Family Farming is the Key to a Hunger-Free Future
23 Oct 2014

My greetings to all the participants of this year’s Terra Madre. In particular, I would like to salute my dear friend Carlo Petrini and all the family farmers who are with us today.
As you know, 2014 has been declared by the United Nations as the International Year of Family Farming (IYFF) and family farmers were also celebrated last week on World Food Day. Today, family farmers are recognized as protagonists in the sustainable and hunger-free future that we want and are working to achieve.
Half a century ago the world chose the path of increasing food production through the intensive use of chemical inputs and natural resources. The Green Revolution was the right response for its time and avoided widespread famine in Asia. At the same time, it proved insufficient for ending hunger in the world, and the over 800 million chronically undernourished people alive today are living proof of this.
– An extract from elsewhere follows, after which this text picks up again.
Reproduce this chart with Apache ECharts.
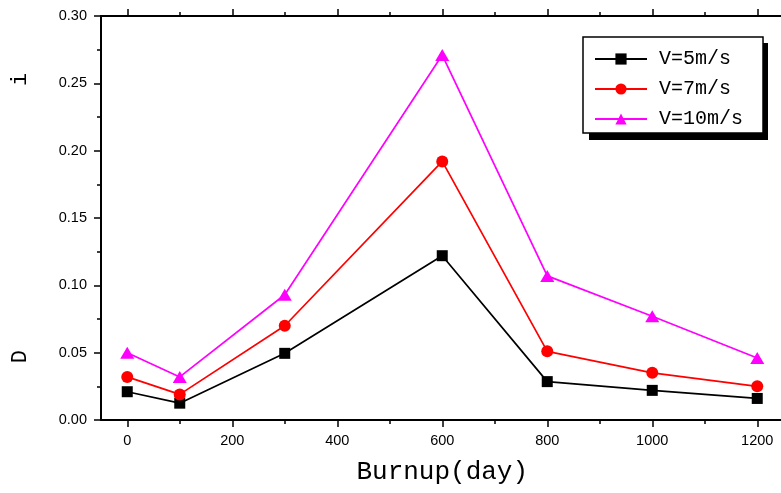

Over the years we have seen an unprecedented migration of young people from rural areas to urban centres, the degradation of natural resources, increased rural poverty and chronic hunger, especially in drylands and other marginalised regions. Decades of artificially low food prices put millions of poor farmers out of business. Then, when prices rocketed, the family farmers were the least able to gain from them because they are the weakest ring in the value chain.
In fact, many of them were negatively affected by the crisis because they are net food importers. We have reached the point where we now face a puzzling paradox: over 70 percent of the food insecure populations live in rural areas of the developing world, and most of them are subsistence farmers.
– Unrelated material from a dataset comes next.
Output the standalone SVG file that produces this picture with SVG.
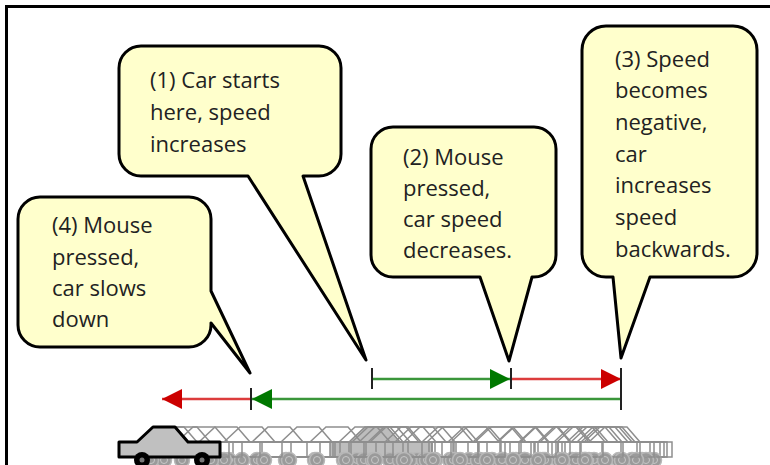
<svg xmlns="http://www.w3.org/2000/svg" xmlns:xlink="http://www.w3.org/1999/xlink" width="770" height="465" viewBox="0 0 770 465">
  <style>
    .callout { fill: #ffffcc; stroke: #000; stroke-width: 3; stroke-linejoin: round; }
    .label { font-family: "Open Sans", "Liberation Sans", sans-serif; font-size: 22px; fill: #222; }
    .tick { stroke: #222; stroke-width: 2; }
    .fwd { stroke: #3a963a; stroke-width: 2.5; fill: none; }
    .rev { stroke: #dc3c3c; stroke-width: 2.5; fill: none; }
    .ghost-line { fill: none; stroke: #8e8e8e; stroke-width: 1.5; }
    .ghost-wheel { fill: #9a9a9a; stroke: #b8b8b8; stroke-width: 1.5; }
    .ghost-hub { fill: none; stroke: #c8c8c8; stroke-width: 1; }
  </style>
  <defs>
    <marker id="head-green" markerUnits="userSpaceOnUse" markerWidth="20" markerHeight="20" viewBox="0 0 18 18" refX="18" refY="9" orient="auto">
      <path d="M0,0 L18,9 L0,18 Z" fill="#007800"/>
    </marker>
    <marker id="head-red" markerUnits="userSpaceOnUse" markerWidth="20" markerHeight="20" viewBox="0 0 18 18" refX="18" refY="9" orient="auto">
      <path d="M0,0 L18,9 L0,18 Z" fill="#cc0000"/>
    </marker>
    <!-- one snapshot of the car along its path; left edge at x=0 -->
    <g id="ghost">
      <path class="ghost-line" d="M19,442 L35,427 L57,427 L70,442"/>
      <rect class="ghost-line" x="0" y="442" width="102" height="15"/>
      <circle class="ghost-wheel" cx="24" cy="460" r="7.5"/>
      <circle class="ghost-hub" cx="24" cy="460" r="3.5"/>
      <circle class="ghost-wheel" cx="84" cy="460" r="7.5"/>
      <circle class="ghost-hub" cx="84" cy="460" r="3.5"/>
    </g>
  </defs>

  <rect width="770" height="465" fill="#fff"/>
  <!-- outer frame -->
  <rect x="6.5" y="6.5" width="800" height="500" fill="none" stroke="#000" stroke-width="3"/>

  <!-- callouts -->
  <g id="callout-1">
    <path class="callout" d="M141,46 H319 A22,22 0 0 1 341,68 V154 A22,22 0 0 1 319,176 H303 L366,360 L248,176 H141 A22,22 0 0 1 119,154 V68 A22,22 0 0 1 141,46 Z"/>
    <text class="label"><tspan x="150" y="88">(1) Car starts</tspan><tspan x="150" y="120">here, speed</tspan><tspan x="150" y="152">increases</tspan></text>
  </g>
  <g id="callout-2">
    <path class="callout" d="M393,127 H534 A22,22 0 0 1 556,149 V255 A22,22 0 0 1 534,277 H532 L509,361 L480,277 H393 A22,22 0 0 1 371,255 V149 A22,22 0 0 1 393,127 Z"/>
    <text class="label"><tspan x="403" y="165">(2) Mouse</tspan><tspan x="403" y="196">pressed,</tspan><tspan x="403" y="227">car speed</tspan><tspan x="403" y="258">decreases.</tspan></text>
  </g>
  <g id="callout-3">
    <path class="callout" d="M606,26 H733 A24,24 0 0 1 757,50 V253 A24,24 0 0 1 733,277 H650 L621,358 L613,277 H606 A24,24 0 0 1 582,253 V50 A24,24 0 0 1 606,26 Z"/>
    <text class="label"><tspan x="615" y="67">(3) Speed</tspan><tspan x="615" y="98">becomes</tspan><tspan x="615" y="130">negative,</tspan><tspan x="615" y="162">car</tspan><tspan x="615" y="193">increases</tspan><tspan x="615" y="225">speed</tspan><tspan x="615" y="257">backwards.</tspan></text>
  </g>
  <g id="callout-4">
    <path class="callout" d="M40,197 H189 A22,22 0 0 1 211,219 V291 L250,373 L211,323 V325 A22,22 0 0 1 189,347 H40 A22,22 0 0 1 18,325 V219 A22,22 0 0 1 40,197 Z"/>
    <text class="label"><tspan x="52" y="233">(4) Mouse</tspan><tspan x="52" y="265">pressed,</tspan><tspan x="52" y="296">car slows</tspan><tspan x="52" y="327">down</tspan></text>
  </g>

  <!-- motion arrows -->
  <g id="connectors">
    <line class="fwd" x1="372" y1="379" x2="510" y2="379" marker-end="url(#head-green)"/>
    <line class="rev" x1="511" y1="379" x2="621" y2="379" marker-end="url(#head-red)"/>
    <line class="fwd" x1="621" y1="399" x2="252" y2="399" marker-end="url(#head-green)"/>
    <line class="rev" x1="251" y1="399" x2="162" y2="399" marker-end="url(#head-red)"/>
    <line class="tick" x1="372" y1="368" x2="372" y2="389"/>
    <line class="tick" x1="511" y1="368" x2="511" y2="389"/>
    <line class="tick" x1="621" y1="368" x2="621" y2="410"/>
    <line class="tick" x1="251" y1="388" x2="251" y2="410"/>
  </g>

  <!-- trail of car snapshots -->
  <g id="car-trail">
    <g>
      <path d="M349,442 L365,427 L387,427 L400,442 Z" fill="#bdbdbd" stroke="#8c8c8c" stroke-width="1.5"/>
      <rect x="330" y="442" width="102" height="15" fill="#bdbdbd" stroke="#8c8c8c" stroke-width="1.5"/>
    </g>
    <use xlink:href="#ghost" x="333"/>
    <use xlink:href="#ghost" x="340"/>
    <use xlink:href="#ghost" x="351"/>
    <use xlink:href="#ghost" x="366"/>
    <use xlink:href="#ghost" x="385"/>
    <use xlink:href="#ghost" x="408"/>
    <use xlink:href="#ghost" x="432"/>
    <use xlink:href="#ghost" x="456"/>
    <use xlink:href="#ghost" x="479"/>
    <use xlink:href="#ghost" x="500"/>
    <use xlink:href="#ghost" x="519"/>
    <use xlink:href="#ghost" x="535"/>
    <use xlink:href="#ghost" x="548"/>
    <use xlink:href="#ghost" x="558"/>
    <use xlink:href="#ghost" x="565"/>
    <use xlink:href="#ghost" x="570"/>
    <use xlink:href="#ghost" x="562"/>
    <use xlink:href="#ghost" x="552"/>
    <use xlink:href="#ghost" x="538"/>
    <use xlink:href="#ghost" x="521"/>
    <use xlink:href="#ghost" x="501"/>
    <use xlink:href="#ghost" x="478"/>
    <use xlink:href="#ghost" x="454"/>
    <use xlink:href="#ghost" x="429"/>
    <use xlink:href="#ghost" x="403"/>
    <use xlink:href="#ghost" x="376"/>
    <use xlink:href="#ghost" x="349"/>
    <use xlink:href="#ghost" x="320"/>
    <use xlink:href="#ghost" x="291"/>
    <use xlink:href="#ghost" x="262"/>
    <use xlink:href="#ghost" x="233"/>
    <use xlink:href="#ghost" x="205"/>
    <use xlink:href="#ghost" x="180"/>
    <use xlink:href="#ghost" x="158"/>
    <use xlink:href="#ghost" x="140"/>
    <use xlink:href="#ghost" x="127"/>
    <!-- final position of the car -->
    <g id="car">
      <path d="M119,442 V457 H220 V442 H188 L175,427 H153 L137,442 Z" fill="#c0c0c0" stroke="#000" stroke-width="3" stroke-linejoin="round"/>
      <circle cx="142" cy="460" r="8" fill="#000"/>
      <circle cx="142" cy="460" r="2.5" fill="#777"/>
      <circle cx="202" cy="460" r="8" fill="#000"/>
      <circle cx="202" cy="460" r="2.5" fill="#777"/>
    </g>
  </g>
</svg>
What does the combination of environmental degradation and continued exclusion through hunger tell us? It tells us that the responses of the past are insufficient to overcome the challenges we now face. We need to be as innovative as the Green Revolution in our quest to overcome the obstacles of today – climate change, environmental degradation and continuing hunger – despite the fact that the world already produces enough food for all.
In this scenario, family farmers emerge as a central part of the solution. For our present and our future, we need to strike a better balance between international markets and local communities, between the need to increase production and preserve and use our natural resources wisely, and we need to make sure that those who are in need have access to the food they need.
The simple fact, the truth, is that family farmers represent the large majority of all farms in the world. There are 500 million family farms out of a total of 570 million farms.
Furthermore, they are almost all small or very small farms. Farms with up to 2 hectares of land account for 84% of all farms but for only 12% of all lands. Even so, they already produce most of the food in the world. And they provide rural employment opportunities and are stewards of our natural resources. Generally speaking, they do this without adequate support. So, can you imagine their potential if they received the assistance they need?
This is what the IYFF is showing us: the potential of family farming, the challenges they face and how we can support this diverse group, that includes smallholders and medium scale farmers, peasants, indigenous peoples, traditional communities, forest farmers, fisher folk, pastoralists, collectors and many others.
Through an intense worldwide policy dialogue involving family farmers, governments, UN agencies, research organizations and the private sector, we have debated how to best support family farmers in their huge diversity across the world. The IYFF seeks to support the development of policies conducive to promoting sustainable family farming and to create a better understanding of the needs, constraints and potential of family farmers.
With an enabling policy environment, family farmers will improve food, nutrition and economic security, and also help to safeguard soil health, restore biodiversity, recycle nutrients, build climate resilience and save precious water.
Pro-family farming policies will also be win-win if they encompass those that support agroecological practices. We must continue this momentum. Our future depends on equitable, efficient and sustainable agriculture and food systems. These systems greatly depend on vibrant and prosperous family farming sectors in all regions of the world.
I am grateful to Terra Madre for having flagged this fight from the very beginning.